The U.S. Postal Service Wednesday morning announced it will eliminate Saturday delivery of mail by Aug. 1.
The current six-days-per-week mail delivery business model is “no longer sustainable,” according to the U.S. Postal Service. Continued economic struggles and the increasing use of the Internet for communications and bill paying by consumers are among the key factors that lead to the decision. Saturday is also the lightest mail day of the week.
“We must change in order to remain an integral part of the American community for decades to come,” reads a message on the U.S. Postal Service website.
The good news is, the majority American’s don’t seem to mind whether they get Saturday mail delivered or not.

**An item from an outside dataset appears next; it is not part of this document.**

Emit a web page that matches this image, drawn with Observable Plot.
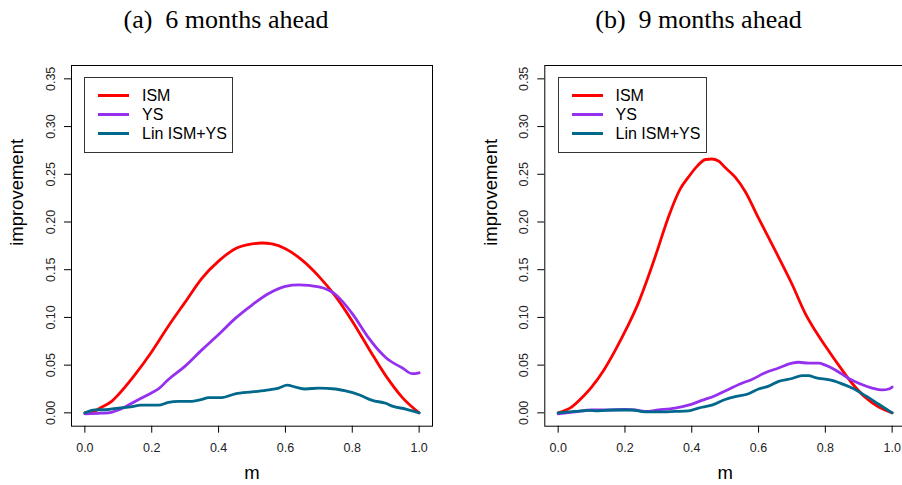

A Rasmussen poll on mail delivery in 2012 showed “Three-out-of-four Americans (75 percent) would prefer the U.S. Postal Service cut mail delivery to five days a week rather than receive government subsidies to cover ongoing losses.” And a USA Today/Gallup poll in 2010 found the majority of U.S. residents surveyed were ok with eliminating Saturday delivery.
The March 2010 telephone survey of 999 adults revealed people age 55 and older were more likely than younger people to have used the mail to pay a bill or send a letter in the past two weeks.
Speak out: Are you among the 25% still in favor of Saturday delivery? How will this change affect you?